Removing these tales from the crisp, multivocal, 90-minute performance may make them sound melodramatic, but that's hardly their function in the script that Chong has assembled out of the anecdotes, songs, folklore, and data that performers brought to his workshops. Rather, these harrowing accounts help establish a tacit but telling tension—the piece's dramatic heart, really between narratives of the past and the theatricality of the present. That the performers are here now—not only in New York, but on the stage before us—places them, and us, in a special relation to their true stories.

In addition to Sakamoto and Salmen, the group includes a woman who grew up in the Philippines, a man from Uganda who came to New York to pursue an acting career, a woman from Tonga whose family moved to Utah when she was a child, and a 19-year-old student with a Chinese father and Filipina mother, trying to figure out where she belongs.

That issue, of course, is central to all of them, even if she's the only one to state it baldly. Indeed, one of the pleasures of the piece is its smashing of stereotypes and its disdain for essentialism. When applying for college, Salmen, who was born in Venezuela of Lebanese parents and lived much of her childhood in Beirut, is instructed to check the box marked "Hispanic."

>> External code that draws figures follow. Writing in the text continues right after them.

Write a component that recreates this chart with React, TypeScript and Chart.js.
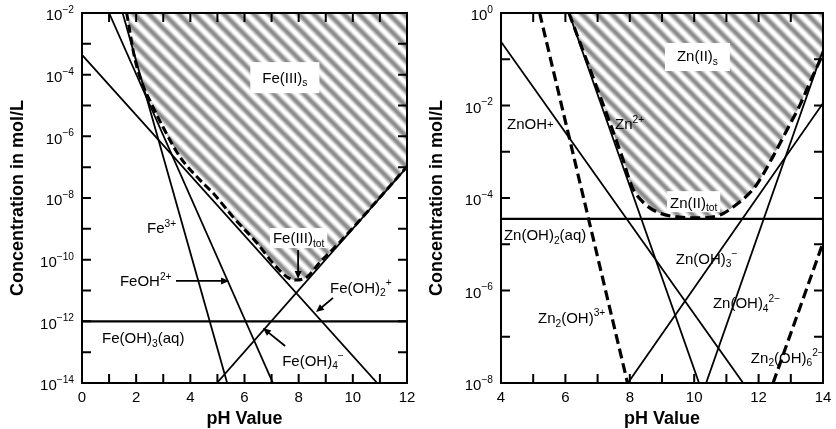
import React, { useEffect, useRef } from 'react';
import { Chart, registerables } from 'chart.js';

Chart.register(...registerables);

const FONT = '"Liberation Sans", Arial, Helvetica, sans-serif';

// ---------------- Fe(III) panel data (pH, log10 concentration) ----------------
const fePhTicks = [0, 2, 4, 6, 8, 10, 12];
const feLogTicks = [-2, -4, -6, -8, -10, -12, -14];
const fe3pH = [1.5, 5.36];
const fe3Log = [-2, -14];
const feOHpH = [1.0, 7.05];
const feOHLog = [-2, -14];
const feOH2pH = [0, 10.9];
const feOH2Log = [-3.36, -14];
const feOH3pH = [0, 12];
const feOH3Log = [-12, -12];
const feOH4pH = [4.98, 12];
const feOH4Log = [-14, -7.0];
const feTotPH = [1.65, 1.96, 2.25, 2.55, 2.95, 3.62, 4.36, 4.84, 5.58, 6.46, 7.05, 7.57, 7.87, 8.31, 8.79, 9.5, 12];
const feTotLog = [-2, -3.52, -4.34, -4.92, -5.63, -6.67, -7.42, -7.84, -8.62, -9.46, -10.11, -10.56, -10.66, -10.56, -10.08, -9.45, -6.98];

// ---------------- Zn(II) panel data ----------------
const znPhTicks = [4, 6, 8, 10, 12, 14];
const znLogTicks = [0, -2, -4, -6, -8];
const zn2pH = [6.11, 10.15];
const zn2Log = [0, -8];
const znOHpH = [4, 11.52];
const znOHLog = [-0.62, -8];
const znOH2pH = [4, 14];
const znOH2Log = [-4.45, -4.45];
const znOH3pH = [7.94, 14];
const znOH3Log = [-8, -1.95];
const znOH4pH = [10.37, 14];
const znOH4Log = [-8, -0.8];
const zn2OH3pH = [5.2, 7.93];
const zn2OH3Log = [0, -8];
const zn2OH6pH = [12.45, 14];
const zn2OH6Log = [-8, -4.97];
const znTotPH = [6.11, 7.76, 8.07, 8.41, 8.84, 9.47, 10.18, 10.8, 11.2, 11.64, 11.95, 12.45, 12.91, 13.29, 13.6, 14];
const znTotLog = [0, -3.11, -3.76, -4.09, -4.3, -4.41, -4.43, -4.37, -4.2, -3.95, -3.7, -3.1, -2.49, -1.98, -1.49, -0.88];

type Part = [string, number]; // mode: 0 normal, 1 sup, -1 sub, 2 small mid
interface Label { ph: number; lg: number; parts: Part[]; align?: 'left' | 'center'; box?: [number, number, number] }
interface Arrow { from: [number, number]; to: [number, number] }
interface Series { ph: number[]; lg: number[]; dash?: number[]; fill?: boolean; width?: number }
interface PanelCfg {
  xMin: number; xMax: number; yMinExp: number; yMaxExp: number;
  xTicks: number[]; yTicks: number[];
  padding: { left: number; right: number; top: number; bottom: number };
  series: Series[]; labels: Label[]; arrows: Arrow[];
}

const FE_PANEL: PanelCfg = {
  xMin: 0, xMax: 12, yMinExp: -14, yMaxExp: -2,
  xTicks: fePhTicks, yTicks: feLogTicks,
  padding: { left: 82, right: 11, top: 13, bottom: 46 },
  series: [
    { ph: feTotPH, lg: feTotLog, dash: [8, 4], fill: true, width: 3 },
    { ph: fe3pH, lg: fe3Log },
    { ph: feOHpH, lg: feOHLog },
    { ph: feOH2pH, lg: feOH2Log },
    { ph: feOH3pH, lg: feOH3Log, width: 2.2 },
    { ph: feOH4pH, lg: feOH4Log },
  ],
  labels: [
    { ph: 7.49, lg: -4.08, parts: [['Fe(III)', 0], ['s', -1]], align: 'center', box: [12, 15, 16] },
    { ph: 2.4, lg: -8.97, parts: [['Fe', 0], ['3+', 1]] },
    { ph: 1.4, lg: -10.69, parts: [['FeOH', 0], ['2+', 1]] },
    { ph: 7.05, lg: -9.3, parts: [['Fe(III)', 0], ['tot', -1]], box: [3, 10, 10] },
    { ph: 9.16, lg: -10.89, parts: [['Fe(OH)', 0], ['2', -1], ['+', 1]] },
    { ph: 0.74, lg: -12.54, parts: [['Fe(OH)', 0], ['3', -1], ['(aq)', 0]] },
    { ph: 7.39, lg: -13.26, parts: [['Fe(OH)', 0], ['4', -1], ['\u2212', 1]] },
  ],
  arrows: [
    { from: [3.47, -10.69], to: [5.43, -10.69] },
    { from: [7.98, -9.69], to: [7.98, -10.63] },
    { from: [9.27, -11.24], to: [8.64, -11.7] },
    { from: [7.5, -12.8], to: [6.68, -12.22] },
  ],
};

const ZN_PANEL: PanelCfg = {
  xMin: 4, xMax: 14, yMinExp: -8, yMaxExp: 0,
  xTicks: znPhTicks, yTicks: znLogTicks,
  padding: { left: 83, right: 13, top: 13, bottom: 46 },
  series: [
    { ph: znTotPH, lg: znTotLog, dash: [10, 5], fill: true, width: 3.2 },
    { ph: zn2OH3pH, lg: zn2OH3Log, dash: [10, 5], width: 3.2 },
    { ph: zn2OH6pH, lg: zn2OH6Log, dash: [10, 5], width: 3.2 },
    { ph: zn2pH, lg: zn2Log },
    { ph: znOHpH, lg: znOHLog },
    { ph: znOH2pH, lg: znOH2Log, width: 2.2 },
    { ph: znOH3pH, lg: znOH3Log },
    { ph: znOH4pH, lg: znOH4Log },
  ],
  labels: [
    { ph: 10.1, lg: -0.93, parts: [['Zn(II)', 0], ['s', -1]], align: 'center', box: [12, 13, 15] },
    { ph: 4.19, lg: -2.4, parts: [['ZnOH', 0], ['+', 2]] },
    { ph: 7.54, lg: -2.4, parts: [['Zn', 0], ['2+', 1]] },
    { ph: 9.25, lg: -4.09, parts: [['Zn(II)', 0], ['tot', -1]], box: [3, 11, 10] },
    { ph: 4.09, lg: -4.8, parts: [['Zn(OH)', 0], ['2', -1], ['(aq)', 0]] },
    { ph: 9.43, lg: -5.3, parts: [['Zn(OH)', 0], ['3', -1], ['\u2212', 1]] },
    { ph: 10.58, lg: -6.27, parts: [['Zn(OH)', 0], ['4', -1], ['2\u2212', 1]] },
    { ph: 5.15, lg: -6.59, parts: [['Zn', 0], ['2', -1], ['(OH)', 0], ['3+', 1]] },
    { ph: 11.76, lg: -7.44, parts: [['Zn', 0], ['2', -1], ['(OH)', 0], ['6', -1], ['2\u2212', 1]] },
  ],
  arrows: [],
};

function partSize(m: number, size: number) {
  return m === 0 ? size : m === 2 ? size * 0.75 : size * 0.68;
}

function measureRich(ctx: CanvasRenderingContext2D, parts: Part[], size: number) {
  let w = 0;
  for (const [t, m] of parts) {
    ctx.font = `${partSize(m, size)}px ${FONT}`;
    w += ctx.measureText(t).width;
  }
  return w;
}

function drawRich(ctx: CanvasRenderingContext2D, x: number, ymid: number, parts: Part[], size: number, align: string, supOff = -0.45) {
  const total = measureRich(ctx, parts, size);
  let cx = align === 'center' ? x - total / 2 : align === 'right' ? x - total : x;
  const base = ymid + 0.36 * size;
  ctx.textAlign = 'left';
  ctx.textBaseline = 'alphabetic';
  for (const [t, m] of parts) {
    const s = partSize(m, size);
    ctx.font = `${s}px ${FONT}`;
    const off = m === 1 ? supOff * size : m === -1 ? 0.25 * size : m === 2 ? -0.12 * size : 0;
    ctx.fillText(t, cx, base + off);
    cx += ctx.measureText(t).width;
  }
}

function makeHatch(): CanvasPattern | string {
  const P = 15;
  const c = document.createElement('canvas');
  c.width = P;
  c.height = P;
  const g = c.getContext('2d');
  if (!g) return '#999';
  g.fillStyle = '#ffffff';
  g.fillRect(0, 0, P, P);
  const draw = (w: number, col: string) => {
    g.strokeStyle = col;
    g.lineWidth = w;
    for (let k = -2; k <= 2; k++) {
      g.beginPath();
      g.moveTo(-3, -3 + k * P);
      g.lineTo(P + 3, P + 3 + k * P);
      g.stroke();
    }
  };
  draw(7.5, '#dcdcdc');
  draw(5, '#b4b4b4');
  draw(3, '#8e8e8e');
  return g.createPattern(c, 'repeat') || '#999';
}

function decorPlugin(cfg: PanelCfg) {
  return {
    id: 'decor',
    afterDatasetsDraw(chart: any) {
      const { ctx, chartArea: a, scales } = chart;
      const X = (v: number) => scales.x.getPixelForValue(v);
      const Y = (lg: number) => scales.y.getPixelForValue(Math.pow(10, lg));
      ctx.save();
      ctx.fillStyle = '#000';
      ctx.strokeStyle = '#000';

      // arrows
      for (const ar of cfg.arrows) {
        const x1 = X(ar.from[0]), y1 = Y(ar.from[1]);
        const x2 = X(ar.to[0]), y2 = Y(ar.to[1]);
        const ang = Math.atan2(y2 - y1, x2 - x1);
        const hl = 8, hw = 3.5;
        ctx.lineWidth = 1.8;
        ctx.beginPath();
        ctx.moveTo(x1, y1);
        ctx.lineTo(x2 - Math.cos(ang) * hl * 0.8, y2 - Math.sin(ang) * hl * 0.8);
        ctx.stroke();
        ctx.beginPath();
        ctx.moveTo(x2, y2);
        ctx.lineTo(x2 - Math.cos(ang) * hl - Math.sin(ang) * hw, y2 - Math.sin(ang) * hl + Math.cos(ang) * hw);
        ctx.lineTo(x2 - Math.cos(ang) * hl + Math.sin(ang) * hw, y2 - Math.sin(ang) * hl - Math.cos(ang) * hw);
        ctx.closePath();
        ctx.fill();
      }

      // labels
      const LS = 15;
      for (const lb of cfg.labels) {
        const x = X(lb.ph), y = Y(lb.lg);
        const align = lb.align || 'left';
        if (lb.box) {
          const w = measureRich(ctx, lb.parts, LS);
          const left = align === 'center' ? x - w / 2 : x;
          ctx.fillStyle = '#fff';
          ctx.fillRect(left - lb.box[0], y - lb.box[1], w + 2 * lb.box[0], lb.box[1] + lb.box[2]);
          ctx.fillStyle = '#000';
        }
        drawRich(ctx, x, y, lb.parts, LS, align);
      }

      // frame
      ctx.lineWidth = 2;
      ctx.strokeRect(a.left, a.top, a.right - a.left, a.bottom - a.top);

      // ticks
      const TL = 9;
      ctx.lineWidth = 2;
      ctx.beginPath();
      for (let v = cfg.xMin + 1; v < cfg.xMax; v++) {
        const px = X(v);
        ctx.moveTo(px, a.bottom);
        ctx.lineTo(px, a.bottom - TL);
        ctx.moveTo(px, a.top);
        ctx.lineTo(px, a.top + TL);
      }
      for (let e = cfg.yMinExp + 1; e < cfg.yMaxExp; e++) {
        const py = Y(e);
        ctx.moveTo(a.left, py);
        ctx.lineTo(a.left + TL, py);
        ctx.moveTo(a.right, py);
        ctx.lineTo(a.right - TL, py);
      }
      ctx.stroke();

      // tick labels
      const TS = 15;
      ctx.fillStyle = '#000';
      for (const v of cfg.xTicks) {
        drawRich(ctx, X(v), a.bottom + 14, [[String(v), 0]], TS, 'center');
      }
      for (const e of cfg.yTicks) {
        const sup = e < 0 ? '\u2212' + Math.abs(e) : String(e);
        drawRich(ctx, a.left - 8, Y(e) + 2, [['10', 0], [sup, 1]], TS, 'right', -0.5);
      }

      // axis titles
      ctx.font = `bold 18px ${FONT}`;
      ctx.textAlign = 'center';
      ctx.textBaseline = 'middle';
      ctx.fillText('pH Value', (a.left + a.right) / 2, a.bottom + 36);
      ctx.save();
      ctx.translate(a.left - 64, (a.top + a.bottom) / 2);
      ctx.rotate(-Math.PI / 2);
      ctx.fillText('Concentration in mol/L', 0, 0);
      ctx.restore();

      ctx.restore();
    },
  };
}

function Panel({ cfg, left }: { cfg: PanelCfg; left: number }) {
  const ref = useRef<HTMLCanvasElement | null>(null);
  useEffect(() => {
    if (!ref.current) return;
    const hatch = makeHatch();
    const datasets = cfg.series.map((s) => ({
      data: s.ph.map((x, i) => ({ x, y: Math.pow(10, s.lg[i]) })),
      borderColor: '#000',
      borderWidth: s.width || 1.8,
      borderDash: s.dash || [],
      pointRadius: 0,
      fill: s.fill ? 'end' : false,
      backgroundColor: s.fill ? hatch : 'transparent',
      cubicInterpolationMode: s.fill ? 'monotone' : 'default',
      tension: 0,
      order: s.fill ? 10 : 0,
    }));
    const chart = new Chart(ref.current, {
      type: 'line',
      data: { datasets } as any,
      options: {
        responsive: false,
        maintainAspectRatio: false,
        animation: false,
        events: [],
        layout: { padding: cfg.padding },
        plugins: { legend: { display: false }, tooltip: { enabled: false } },
        scales: {
          x: { type: 'linear', min: cfg.xMin, max: cfg.xMax, display: false },
          y: { type: 'logarithmic', min: Math.pow(10, cfg.yMinExp), max: Math.pow(10, cfg.yMaxExp), display: false },
        },
      } as any,
      plugins: [decorPlugin(cfg)],
    });
    return () => chart.destroy();
  }, [cfg]);
  return (
    <canvas
      ref={ref}
      width={418}
      height={429}
      style={{ position: 'absolute', left, top: 0, width: 418, height: 429, display: 'block' }}
    />
  );
}

export default function App() {
  return (
    <div style={{ position: 'absolute', left: 0, top: 0, width: 836, height: 429, background: '#fff', overflow: 'hidden' }}>
      <Panel cfg={FE_PANEL} left={0} />
      <Panel cfg={ZN_PANEL} left={418} />
    </div>
  );
}
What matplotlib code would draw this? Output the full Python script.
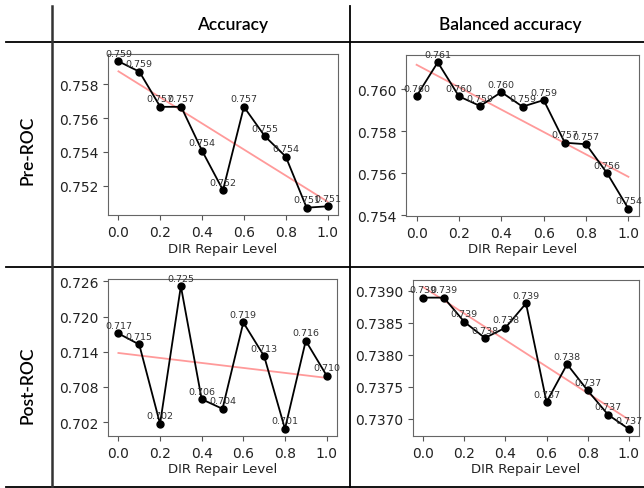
import numpy as np
import matplotlib
matplotlib.use("Agg")
import matplotlib.pyplot as plt
from matplotlib.lines import Line2D

levels = [0.0, 0.1, 0.2, 0.3, 0.4, 0.5, 0.6, 0.7, 0.8, 0.9, 1.0]

pre_acc = [0.75934, 0.75873, 0.75666, 0.75666, 0.75407, 0.75175, 0.75666, 0.75493, 0.75373, 0.75072, 0.75080]
pre_bal = [0.75968, 0.76129, 0.75967, 0.75921, 0.75987, 0.75918, 0.75949, 0.75746, 0.75739, 0.75600, 0.75432]
post_acc = [0.71713, 0.71525, 0.70172, 0.72520, 0.70592, 0.70428, 0.71900, 0.71326, 0.70086, 0.71588, 0.70996]
post_bal = [0.73889, 0.73889, 0.73851, 0.73826, 0.73842, 0.73880, 0.73726, 0.73785, 0.73744, 0.73706, 0.73684]

pre_acc_ticks = [0.752, 0.754, 0.756, 0.758]
pre_bal_ticks = [0.754, 0.756, 0.758, 0.760]
post_acc_ticks = [0.702, 0.708, 0.714, 0.720, 0.726]
post_bal_ticks = [0.7370, 0.7375, 0.7380, 0.7385, 0.7390]
x_ticks = [0.0, 0.2, 0.4, 0.6, 0.8, 1.0]

col_titles = ["Accuracy", "Balanced accuracy"]
row_titles = ["Pre-ROC", "Post-ROC"]
xlabel = "DIR Repair Level"

W, H = 644, 489
fig = plt.figure(figsize=(W / 100, H / 100), dpi=100)


def rect(l, r, t, b):
    return [l / W, 1 - b / H, (r - l) / W, (b - t) / H]


panels = [
    (rect(108, 338, 55, 216), pre_acc, pre_acc_ticks, "%.3f"),
    (rect(406, 639, 56, 217), pre_bal, pre_bal_ticks, "%.3f"),
    (rect(108, 337, 280, 437), post_acc, post_acc_ticks, "%.3f"),
    (rect(413, 639, 281, 437), post_bal, post_bal_ticks, "%.4f"),
]

x = np.array(levels)
for pos, vals, yt, fmt in panels:
    ax = fig.add_axes(pos)
    y = np.array(vals)
    ax.plot(x, y, color="black", lw=1.3, marker="o", ms=5, zorder=3)
    k, b = np.polyfit(x, y, 1)
    ax.plot(x, k * x + b, color="#ff9a9a", lw=1.3, zorder=2)
    for xi, yi in zip(x, y):
        ax.annotate("%.3f" % yi, (xi, yi), xytext=(0, 2.5), textcoords="offset points",
                    ha="center", va="bottom", fontsize=6.8, color="#333333", zorder=4)
    ax.set_yticks(yt)
    ax.set_yticklabels([fmt % t for t in yt])
    ax.set_xticks(x_ticks)
    ax.set_xticklabels(["%.1f" % t for t in x_ticks])
    ax.tick_params(labelsize=10, color="#555555", labelcolor="#222222")
    ax.set_xlabel(xlabel, fontsize=9.5, color="#222222", labelpad=2)
    for s in ax.spines.values():
        s.set_color("#666666")

# table grid lines
def hline(yp, lw=1.3, c="black"):
    fig.add_artist(Line2D([6 / W, 1.0], [1 - yp / H, 1 - yp / H], color=c, lw=lw))

def vline(xp, lw=1.3, c="black"):
    fig.add_artist(Line2D([xp / W, xp / W], [1 - 7 / H, 1 - 488 / H], color=c, lw=lw))

hline(43)
hline(268)
hline(488)
vline(52, lw=1.8, c="#333333")
vline(350, lw=1.3)

fig.text(233 / W, 1 - 25 / H, col_titles[0], ha="center", va="center", fontsize=12.5,
         family="Lato", weight="semibold")
fig.text(510 / W, 1 - 25 / H, col_titles[1], ha="center", va="center", fontsize=12.5,
         family="Lato", weight="semibold")
fig.text(27 / W, 1 - 150 / H, row_titles[0], ha="center", va="center", rotation=90,
         fontsize=12.5, family="Lato", weight="semibold")
fig.text(27 / W, 1 - 385 / H, row_titles[1], ha="center", va="center", rotation=90,
         fontsize=12.5, family="Lato", weight="semibold")

fig.savefig("out.png", dpi=100)
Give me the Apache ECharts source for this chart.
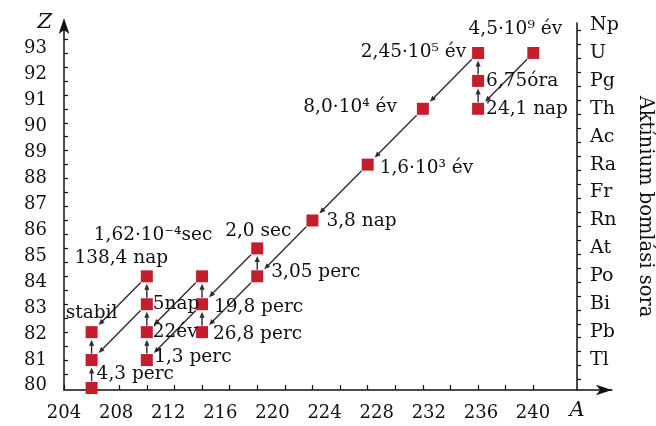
<!DOCTYPE html>
<html><head><meta charset="utf-8">
<script src="https://cdn.jsdelivr.net/npm/echarts@6/dist/echarts.min.js"></script>
<style>html,body{margin:0;padding:0;background:#fff}#c{width:656px;height:426px}</style>
</head><body><div id="c"></div>
<script>
// ---------- data ----------
const nuclides = ['U-238','Th-234','Pa-234','U-234','Th-230','Ra-226','Rn-222','Po-218','At-218','Pb-214','Bi-214','Po-214','Tl-210','Pb-210','Bi-210','Po-210','Hg-206','Tl-206','Pb-206'];
const massNumbers   = [238,234,234,234,230,226,222,218,218,214,214,214,210,210,210,210,206,206,206];
const atomicNumbers = [92, 90, 91, 92, 90, 88, 86, 84, 85, 82, 83, 84, 81, 82, 83, 84, 80, 81, 82];
const halfLives = ['4,5·10⁹ év','24,1 nap','6,75óra','2,45·10⁵ év','8,0·10⁴ év','1,6·10³ év','3,8 nap','3,05 perc','2,0 sec','26,8 perc','19,8 perc','1,62·10⁻⁴sec','1,3 perc','22év','5nap','138,4 nap','','4,3 perc','stabil'];
// decay links (indices into the nuclide arrays)
const decayFrom = [0,1,2,3,4,5,6,7,7,8, 9,10,10,11,12,13,14,14,15,16,17];
const decayTo   = [1,2,3,4,5,6,7,8,9,10,10,11,12,13,13,14,15,17,18,17,18];
// axes
const aTickLabels = [204,208,212,216,220,224,228,232,236,240];
const aTickMarks  = [204,206,208,210,212,214,216,218,220,222,224,226,228,230,232,234,236,238];
const zTickLabels = [80,81,82,83,84,85,86,87,88,89,90,91,92,93];
const zTickMarks  = [80.5,81,81.5,82,82.5,83,83.5,84,84.5,85,85.5,86,86.5,87,87.5,88,88.5,89,89.5,90,90.5,91,91.5,92,92.5];
const rightTickMarks = [80.3,80.8,81.3,81.8,82.3,82.8,83.3,83.8,84.3,84.8,85.3,85.8,86.3,86.8,87.3,87.8,88.3,88.8,89.3,89.8,90.3,90.8,91.3,91.8,92.3,92.8];
const elementNames = ['Tl','Pb','Bi','Po','At','Rn','Fr','Ra','Ac','Th','Pg','U','Np'];
const elementZ     = [81,82,83,84,85,86,87,88,89,90,91,92,93];
const seriesTitle = 'Aktínium bomlási sora';
const xName = 'A', yName = 'Z';

// ---------- styles ----------
const FONT = 'DejaVu Serif';
const INK = '#111011';
const LINE = '#2e2e2e';
const RED = '#c41e2c';
const HALF = 6;
// label placement per nuclide: [position, distance, dx, dy]
const labelPlacement = [
  ['top',7.5,-18,0], ['right',2,0,0], ['right',2,0,0], ['left',6,0,-1], ['left',20,0,-2],
  ['right',6,0,4], ['right',8,0,1], ['right',8,0,-4], ['top',1,1,0], ['right',5,0,2],
  ['right',6,0,3], ['top',24.8,-49,0], ['right',1.4,0,-3], ['right',0,0,0], ['right',0,0,0],
  ['top',1.8,-25.6,0], ['right',0,0,0], ['right',0,-1,14], ['top',2.7,0,0]
];

const chart = echarts.init(document.getElementById('c'), null, {renderer:'canvas'});

const pointMin = 79.928, pointMax = 93.073;

const option = {
  animation: false,
  backgroundColor: '#fff',
  grid: {left: 64, right: 44, top: 23, bottom: 36, containLabel: false, outerBoundsMode: 'none'},
  xAxis: [
    {
      type: 'value', min: 204, max: 243.70, position: 'bottom',
      axisLine: {show: true, onZero: false, symbol: ['none','arrow'], symbolSize: [8,16], lineStyle: {color: INK, width: 1.5}},
      axisTick: {show: true, inside: true, length: 5, customValues: aTickMarks, lineStyle: {color: INK, width: 1.2}},
      axisLabel: {show: false}, splitLine: {show: false},
      name: xName, nameLocation: 'end', nameGap: -35, nameMoveOverlap: false,
      nameTextStyle: {fontFamily: FONT, fontStyle: 'italic', fontSize: 21, color: INK, align: 'center', verticalAlign: 'top', padding: [10,0,0,0]}
    },
    {
      type: 'value', min: 204, max: 246.06, position: 'bottom',
      axisLine: {show: false}, axisTick: {show: false}, splitLine: {show: false},
      axisLabel: {customValues: aTickLabels, margin: 14, fontFamily: FONT, fontSize: 18, color: INK}
    }
  ],
  yAxis: [
    {
      type: 'value', min: pointMin, max: pointMax, position: 'left',
      axisLine: {show: true, onZero: false, symbol: ['none','arrow'], symbolSize: [8,16], symbolOffset: [0,5], lineStyle: {color: INK, width: 1.5}},
      axisTick: {show: true, inside: true, length: 4, customValues: zTickMarks, lineStyle: {color: INK, width: 1.2}},
      axisLabel: {show: false}, splitLine: {show: false},
      name: yName, nameLocation: 'end', nameGap: 0, nameMoveOverlap: false,
      nameTextStyle: {fontFamily: FONT, fontStyle: 'italic', fontSize: 21, color: INK, align: 'right', verticalAlign: 'middle', padding: [0,12,0,0]}
    },
    {
      type: 'value', min: 79.838, max: 93.975, position: 'left',
      axisLine: {show: false}, axisTick: {show: false}, splitLine: {show: false},
      axisLabel: {customValues: zTickLabels, margin: 17, fontFamily: FONT, fontSize: 18, color: INK}
    },
    {
      type: 'value', min: pointMin, max: pointMax, position: 'right', offset: -35,
      axisLine: {show: true, onZero: false, lineStyle: {color: INK, width: 1.5}},
      axisTick: {show: true, inside: false, length: 4, customValues: rightTickMarks, lineStyle: {color: INK, width: 1.2}},
      axisLabel: {customValues: elementZ, margin: 13, fontFamily: FONT, fontSize: 19, color: INK,
        formatter: v => elementNames[elementZ.indexOf(Math.round(v))]},
      splitLine: {show: false},
      name: seriesTitle, nameLocation: 'middle', nameRotate: -90, nameGap: 58, nameMoveOverlap: false,
      nameTextStyle: {fontFamily: FONT, fontSize: 19.5, color: INK}
    }
  ],
  series: [
    {
      type: 'custom', name: 'bomlás', xAxisIndex: 0, yAxisIndex: 0, silent: true, z: 2,
      data: decayFrom.map((f, i) => [massNumbers[f], atomicNumbers[f], massNumbers[decayTo[i]], atomicNumbers[decayTo[i]]]),
      encode: {x: [0,2], y: [1,3]},
      renderItem: function (params, api) {
        const p1 = api.coord([api.value(0), api.value(1)]);
        const p2 = api.coord([api.value(2), api.value(3)]);
        const dx = p2[0]-p1[0], dy = p2[1]-p1[1];
        const len = Math.hypot(dx, dy); const ux = dx/len, uy = dy/len;
        const m = Math.max(Math.abs(ux), Math.abs(uy));
        const s0 = HALF/m + 0.5, s1 = HALF/m + 1.5;
        const a = [p1[0]+ux*s0, p1[1]+uy*s0];
        const b = [p2[0]-ux*s1, p2[1]-uy*s1];
        const L = 6, W = 2.6;
        const base = [b[0]-ux*L, b[1]-uy*L];
        return {type: 'group', children: [
          {type: 'line', shape: {x1: a[0], y1: a[1], x2: base[0]+ux*1, y2: base[1]+uy*1}, style: {stroke: LINE, lineWidth: 1.4}},
          {type: 'polygon', shape: {points: [b, [base[0]-uy*W, base[1]+ux*W], [base[0]+uy*W, base[1]-ux*W]]}, style: {fill: LINE}}
        ]};
      }
    },
    {
      type: 'scatter', name: 'nuklidok', xAxisIndex: 0, yAxisIndex: 0, z: 3,
      symbol: 'rect', symbolSize: 12,
      itemStyle: {color: RED, opacity: 1},
      emphasis: {disabled: true},
      label: {show: true, fontFamily: FONT, fontSize: 18.5, lineHeight: 21, color: INK,
        formatter: p => halfLives[p.dataIndex]},
      data: massNumbers.map((a, i) => ({
        name: nuclides[i], value: [a, atomicNumbers[i]],
        label: {position: labelPlacement[i][0], distance: labelPlacement[i][1], offset: [labelPlacement[i][2], labelPlacement[i][3]]}
      }))
    }
  ]
};
chart.setOption(option);
</script></body></html>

Still, the most engaging secrets in Secret History are the less personal—those more about the huge events that form the backdrops of human lives and often produce the impetuses for people's most momentous decisions, such as choosing to leave one's homeland. Proceeding chronologically from the mid 19th century, the six intersecting narratives set family and individual experiences amid the turmoil of wars, colonial rules, corrupt despots, economic deprivation, and traditional customs. (Once the speakers get to America, much of the sociopolitical context gets dropped, unfortunately.)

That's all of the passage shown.